UGM-73 Poseidon SLBM
The first US SLBM to have MIRV warheads, Poseidon originated from a series of studies for a Polaris A3 successor; the initial Polaris B3 designation was dropped by early 1963, as the resulting missile would clearly be a new design. Just as each Polaris model had been longer-ranged than the previous one, so Poseidon would be even more capable, with a planned range of more than three thousand miles. Although no “magic bullet” method of detecting SSBNs had been developed, the Soviet Navy was building large numbers of ASW ships as part of its expansion into a “blue water” force, and it was desirable to provide American missile submarines with an expanded operating area to minimize the chances of detection.
Poseidon would be around the same length as the A3, but the new requirements meant that its diameter would have to be increased to 74 inches. This was incompatible with the width of existing Polaris launch tubes, but if the tube linings were stripped out, the new missile could be fitted. Electronic changes would also be necessary, such as installing the Mk.88 fire-control system.

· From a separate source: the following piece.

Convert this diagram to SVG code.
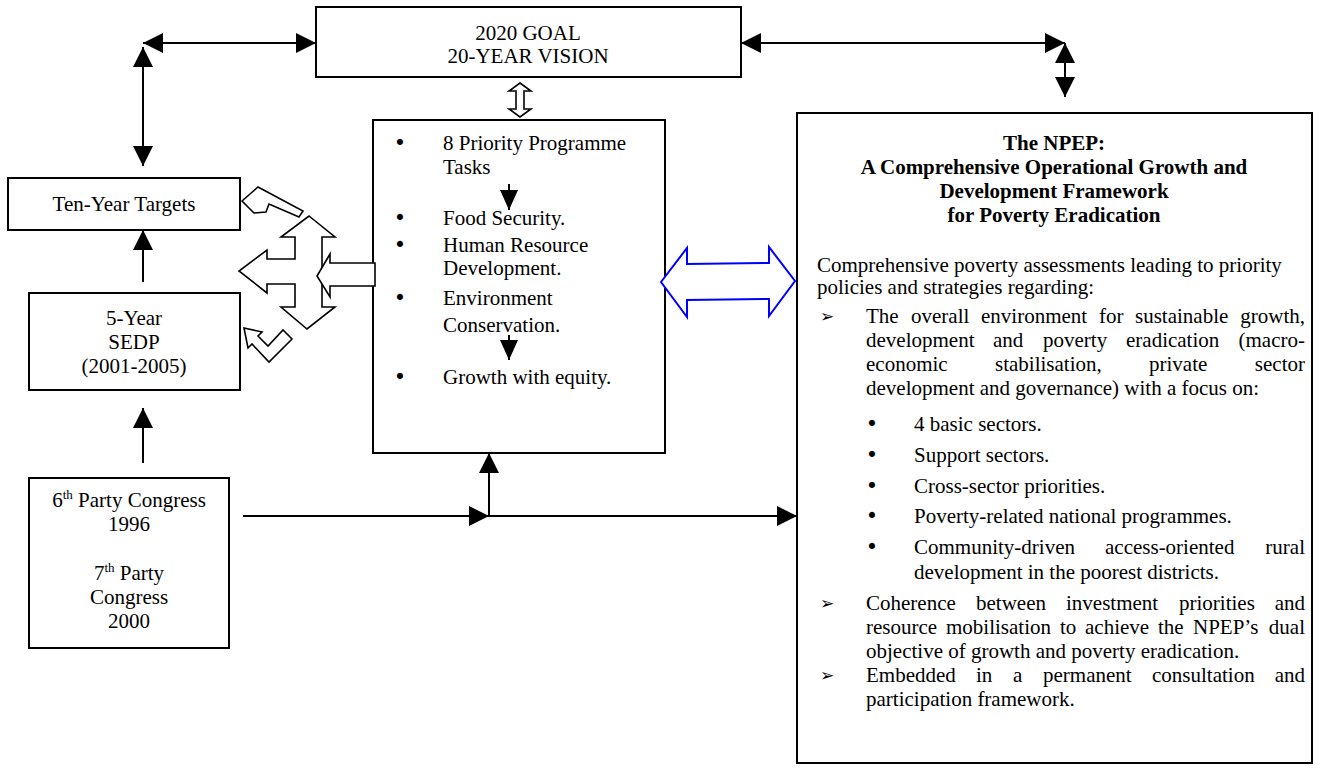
<svg xmlns="http://www.w3.org/2000/svg" width="1321" height="768" viewBox="0 0 1321 768">
<defs>
<style>
.box{fill:#fff;stroke:#000;stroke-width:2}
.t{font-family:"Liberation Serif","Times New Roman",serif;font-size:21px;fill:#000}
.c{text-anchor:middle}
.e{text-anchor:end}
.b{font-weight:bold}
.ln{stroke:#000;stroke-width:2;fill:none}
.hol{fill:#fff;stroke:#000;stroke-width:1.6;stroke-linejoin:miter}
.sym{font-family:"DejaVu Sans",sans-serif;font-size:17px;fill:#000}
.bul{font-family:"DejaVu Sans",sans-serif;font-size:21px;fill:#000;text-anchor:middle}
</style>
<marker id="ah" viewBox="0 0 20 20" refX="20" refY="10" markerWidth="20" markerHeight="20" markerUnits="userSpaceOnUse" orient="auto-start-reverse">
<path d="M0,0 L20,10 L0,20 z" fill="#000"/>
</marker>
<marker id="ahs" viewBox="0 0 20 18" refX="20" refY="9" markerWidth="20" markerHeight="18" markerUnits="userSpaceOnUse" orient="auto">
<path d="M0,0 L20,9 L0,18 z" fill="#000"/>
</marker>
</defs>
<rect width="1321" height="768" fill="#fff"/>

<g id="goal">
<rect class="box" x="316" y="7" width="425" height="70"/>
<text class="t c" x="528" y="40">2020 GOAL</text>
<text class="t c" x="528" y="63">20-YEAR VISION</text>
</g>

<g id="ten-year">
<rect class="box" x="8" y="178" width="232" height="52"/>
<text class="t c" x="124" y="211">Ten-Year Targets</text>
</g>

<g id="five-year">
<rect class="box" x="29" y="293" width="211" height="97"/>
<text class="t c" x="134" y="325">5-Year</text>
<text class="t c" x="134" y="349">SEDP</text>
<text class="t c" x="134" y="373">(2001-2005)</text>
</g>

<g id="congress">
<rect class="box" x="29" y="478" width="200" height="170"/>
<text class="t c" x="129" y="507">6<tspan font-size="13" dy="-8">th</tspan><tspan dy="8"> Party Congress</tspan></text>
<text class="t c" x="129" y="531">1996</text>
<text class="t c" x="129" y="580">7<tspan font-size="13" dy="-8">th</tspan><tspan dy="8"> Party</tspan></text>
<text class="t c" x="129" y="604">Congress</text>
<text class="t c" x="129" y="628">2000</text>
</g>

<g id="priority">
<rect class="box" x="373" y="120" width="292" height="333"/>
<text class="bul" x="400" y="150">•</text>
<text class="bul" x="400" y="225">•</text>
<text class="bul" x="400" y="252">•</text>
<text class="bul" x="400" y="305">•</text>
<text class="bul" x="400" y="384">•</text>
<g class="t">
<text x="443" y="150">8 Priority Programme</text>
<text x="443" y="174">Tasks</text>
<text x="443" y="225">Food Security.</text>
<text x="443" y="252">Human Resource</text>
<text x="443" y="275">Development.</text>
<text x="443" y="305">Environment</text>
<text x="443" y="332">Conservation.</text>
<text x="443" y="384">Growth with equity.</text>
</g>
<line class="ln" x1="509" y1="184" x2="509" y2="210" marker-end="url(#ahs)"/>
<line class="ln" x1="509" y1="335" x2="509" y2="360" marker-end="url(#ahs)"/>
</g>

<g id="npep">
<rect class="box" x="797" y="113" width="515" height="650"/>
<g class="t">
<text class="c b" x="1054" y="150">The NPEP:</text>
<text class="c b" x="1054" y="174">A Comprehensive Operational Growth and</text>
<text class="c b" x="1054" y="198">Development Framework</text>
<text class="c b" x="1054" y="222">for Poverty Eradication</text>
<text x="817" y="272">Comprehensive poverty assessments leading to priority</text>
<text x="817" y="294">policies and strategies regarding:</text>

<text x="866" y="323">The</text><text x="911" y="323">overall</text><text x="981" y="323">environment</text><text x="1099" y="323">for</text><text x="1135" y="323">sustainable</text><text class="e" x="1305" y="323">growth,</text>
<text x="866" y="347">development</text><text x="993" y="347">and</text><text x="1043" y="347">poverty</text><text x="1126" y="347">eradication</text><text class="e" x="1305" y="347">(macro-</text>
<text x="866" y="371">economic</text><text x="995" y="371">stabilisation,</text><text x="1149" y="371">private</text><text class="e" x="1305" y="371">sector</text>
<text x="866" y="395">development and governance) with a focus on:</text>

<text x="914" y="431">4 basic sectors.</text>
<text x="914" y="462">Support sectors.</text>
<text x="914" y="493">Cross-sector priorities.</text>
<text x="914" y="523">Poverty-related national programmes.</text>
<text x="914" y="554">Community-driven</text><text x="1105" y="554">access-oriented</text><text class="e" x="1305" y="554">rural</text>
<text x="914" y="579">development in the poorest districts.</text>

<text x="866" y="610">Coherence</text><text x="976" y="610">between</text><text x="1066" y="610">investment</text><text x="1179" y="610">priorities</text><text class="e" x="1305" y="610">and</text>
<text x="866" y="634">resource</text><text x="946" y="634">mobilisation</text><text x="1060" y="634">to</text><text x="1085" y="634">achieve</text><text x="1158" y="634">the</text><text x="1193" y="634">NPEP’s</text><text class="e" x="1305" y="634">dual</text>
<text x="866" y="658">objective of growth and poverty eradication.</text>
<text x="866" y="682">Embedded</text><text x="976" y="682">in</text><text x="1013" y="682">a</text><text x="1043" y="682">permanent</text><text x="1152" y="682">consultation</text><text class="e" x="1305" y="682">and</text>
<text x="866" y="706">participation framework.</text>
</g>
<text class="bul" x="872" y="431">•</text>
<text class="bul" x="872" y="462">•</text>
<text class="bul" x="872" y="493">•</text>
<text class="bul" x="872" y="523">•</text>
<text class="bul" x="872" y="554">•</text>
<text class="sym" x="820" y="322">➢</text>
<text class="sym" x="820" y="609">➢</text>
<text class="sym" x="820" y="681">➢</text>
</g>

<g id="connectors">
<line class="ln" x1="143" y1="43" x2="316" y2="43" marker-start="url(#ah)" marker-end="url(#ah)"/>
<line class="ln" x1="143" y1="47" x2="143" y2="166" marker-start="url(#ah)" marker-end="url(#ah)"/>
<line class="ln" x1="741" y1="43" x2="1065" y2="43" marker-start="url(#ah)" marker-end="url(#ah)"/>
<line class="ln" x1="1065" y1="43" x2="1065" y2="97" marker-start="url(#ah)" marker-end="url(#ah)"/>
<line class="ln" x1="143" y1="282" x2="143" y2="230" marker-end="url(#ah)"/>
<line class="ln" x1="143" y1="463" x2="143" y2="408" marker-end="url(#ah)"/>
<line class="ln" x1="243" y1="516" x2="489" y2="516" marker-end="url(#ah)"/>
<line class="ln" x1="489" y1="516" x2="797" y2="516" marker-end="url(#ah)"/>
<line class="ln" x1="489" y1="516" x2="489" y2="453" marker-end="url(#ah)"/>
<polygon class="hol" points="520,83 531,91 524,91 524,109 531,109 520,117 509,109 516,109 516,91 509,91"/>
<polygon points="661,282 687,248 687,264 769,263 769,247 795,281 769,316 769,299 687,300 687,317" fill="#fff" stroke="#0000ff" stroke-width="2"/>
<polygon class="hol" points="309,216 335,237 322,237 322,307 335,307 307,329 281,307 295,307 295,284 267,284 267,293 239,271 267,250 267,259 295,259 295,237 281,237"/>
<polygon class="hol" points="317,276 330,254 330,263 375,263 375,286 330,286 330,297"/>
<polygon class="hol" points="242,201 258,187 303,211 299,217 269,204 266,212 254,213"/>
<polygon class="hol" points="244,328 262,332 258,336 268,346 283,330 292,339 269,362 252,344 248,348"/>
</g>
</svg>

Poseidon would be the second US missile (after the Minuteman III) to be equipped with MIRV warheads, vastly increasing the number of targets an individual SSBN could engage, even when two or three warheads were assigned to a single targets. The maximum warload was 14 Mk.3 RVs, each with a 50-kiloton yield W68 device; in this configuration, Poseidon’s range was about that of Polaris A3. This was raised to over 3,200 miles if only ten RVs were carried, which was probably the standard fit. Accuracy is believed to have been improved by a factor of two when compared to Polaris, but Poseidon was still not a counterforce weapon.
In 1965, funding for Poseidon was approved, and in November 1966 Secretary of Defense MacNamara publicly announced that he had recommended proceeding with deployment of the new missile as a means of countering Soviet ABM development.
In May 1967, British Prime Minister Wilson confirmed that the UK would not be buying the Poseidon system to arm its still-building Polaris boats, partly due to the desire not to become overly dependent on American weapons. Although the possibility of a British Poseidon buy would be raised again, no UGM-73s would be exported, and the Royal Navy would end up operating Polaris until the mid-1990s.
Flight testing began with a pad firing from Canaveral on August 16 1968, and the first underwater Poseidon launch from an SSBN took place off Cape Canaveral on August 3, 1970, from the USS James Madison. The system was in operational service the following year when the Madison went to sea with Poseidons loaded. Poseidon backfits were applied to boomers of the Madison, Benjamin Franklin, and Lafayette classes throughout the 1970s. The earlier boats of the Ethan Allen and George Washington classes retained Polaris until retired as SSBNs.
Throughout the 1980s, Poseidon boats were gradually retired from the strategic role as more Trident subs became available, thus allowing the US to stay within SALT-II limits. Several became moored training ships, while others were reclassified as SSNs before being mothballed. As part of President Bush’s major nuclear draw-down of September 1991, submarines still equipped with Poseidon were taken off alert. The Trident refits lasted in the strategic role a little longer, but these too were gone by 1993.